# [Dataset]
++++++++++++++++++++

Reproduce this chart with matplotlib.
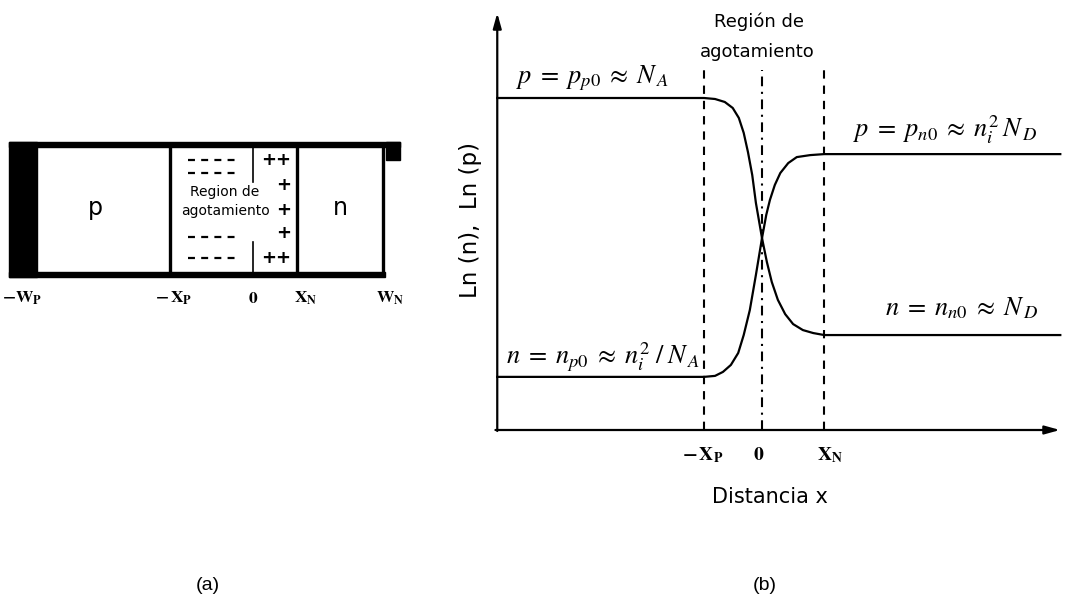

++++++++++++++++++++

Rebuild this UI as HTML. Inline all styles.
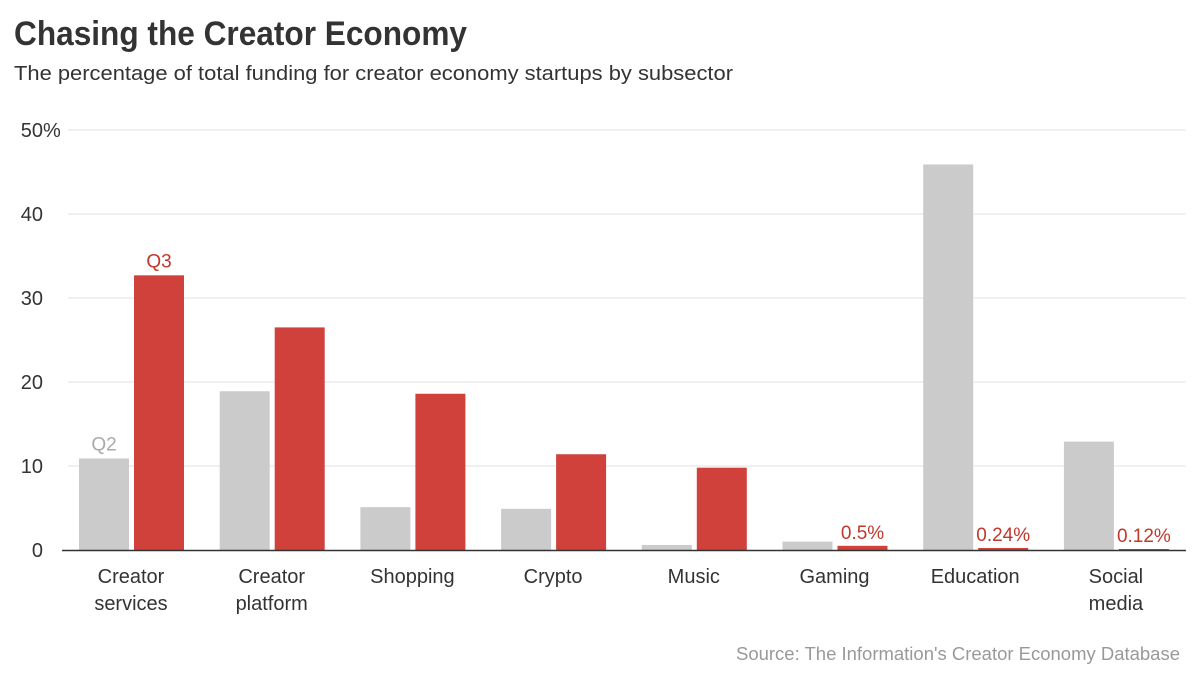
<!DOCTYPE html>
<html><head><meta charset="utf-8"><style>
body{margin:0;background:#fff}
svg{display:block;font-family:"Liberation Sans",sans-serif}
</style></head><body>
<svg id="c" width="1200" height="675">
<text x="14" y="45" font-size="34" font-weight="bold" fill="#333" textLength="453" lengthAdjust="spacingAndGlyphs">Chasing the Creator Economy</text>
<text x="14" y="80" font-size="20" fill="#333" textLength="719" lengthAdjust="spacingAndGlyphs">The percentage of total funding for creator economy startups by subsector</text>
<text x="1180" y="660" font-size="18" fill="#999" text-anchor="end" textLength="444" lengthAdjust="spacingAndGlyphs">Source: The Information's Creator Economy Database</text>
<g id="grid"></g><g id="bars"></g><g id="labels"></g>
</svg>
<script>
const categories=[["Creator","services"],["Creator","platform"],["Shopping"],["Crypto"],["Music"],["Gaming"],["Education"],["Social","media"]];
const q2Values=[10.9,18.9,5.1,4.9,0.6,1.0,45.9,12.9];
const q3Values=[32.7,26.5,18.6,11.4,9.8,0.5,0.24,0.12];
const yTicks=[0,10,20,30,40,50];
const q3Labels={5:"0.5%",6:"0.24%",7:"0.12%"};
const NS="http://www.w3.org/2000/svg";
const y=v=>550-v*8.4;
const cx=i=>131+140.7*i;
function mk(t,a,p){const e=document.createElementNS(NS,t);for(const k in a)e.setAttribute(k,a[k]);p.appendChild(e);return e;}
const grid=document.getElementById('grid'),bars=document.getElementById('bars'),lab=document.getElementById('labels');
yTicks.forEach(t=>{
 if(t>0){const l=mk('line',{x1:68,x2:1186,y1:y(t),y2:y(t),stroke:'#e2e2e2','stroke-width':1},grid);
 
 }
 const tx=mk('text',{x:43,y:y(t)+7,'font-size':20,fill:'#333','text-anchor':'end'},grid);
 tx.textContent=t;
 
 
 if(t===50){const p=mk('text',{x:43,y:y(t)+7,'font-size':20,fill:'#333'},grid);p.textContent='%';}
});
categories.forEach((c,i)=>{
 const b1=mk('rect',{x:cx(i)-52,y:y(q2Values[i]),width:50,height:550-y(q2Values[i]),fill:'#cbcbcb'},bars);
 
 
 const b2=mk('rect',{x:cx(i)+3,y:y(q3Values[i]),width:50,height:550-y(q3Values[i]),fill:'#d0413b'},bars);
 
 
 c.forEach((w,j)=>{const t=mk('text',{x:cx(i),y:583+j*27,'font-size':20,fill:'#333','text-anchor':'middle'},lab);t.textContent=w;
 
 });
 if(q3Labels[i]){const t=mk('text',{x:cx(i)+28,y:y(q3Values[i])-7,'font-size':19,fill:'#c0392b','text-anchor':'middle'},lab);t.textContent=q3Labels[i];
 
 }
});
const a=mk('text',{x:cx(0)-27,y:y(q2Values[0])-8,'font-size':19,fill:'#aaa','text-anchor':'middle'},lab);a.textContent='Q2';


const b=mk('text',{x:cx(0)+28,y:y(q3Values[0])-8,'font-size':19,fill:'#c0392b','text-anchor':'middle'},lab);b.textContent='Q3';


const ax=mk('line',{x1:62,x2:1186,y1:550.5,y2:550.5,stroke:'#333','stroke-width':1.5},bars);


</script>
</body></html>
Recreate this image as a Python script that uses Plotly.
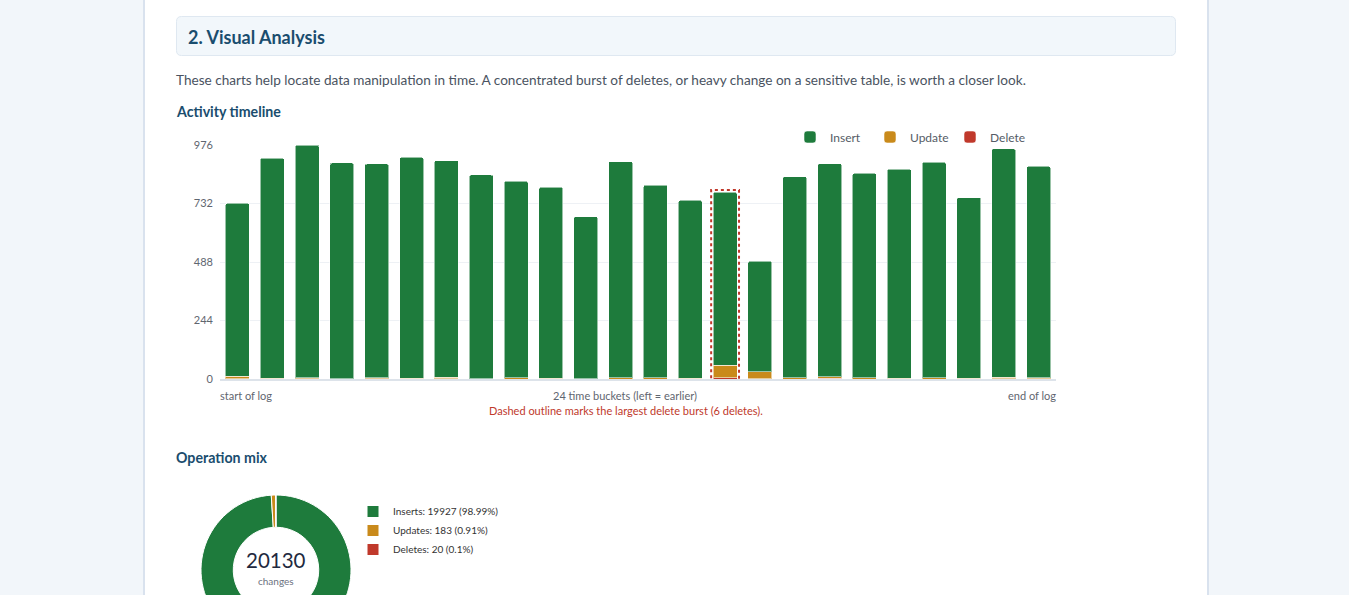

++++++++++++++++++++

In the records above, locate the lines holding the word "this". Copy each of them.

Reproduce this chart with matplotlib.
Rebuild this UI as HTML. Inline all styles.
Recreate this image as a Python script that uses Plotly.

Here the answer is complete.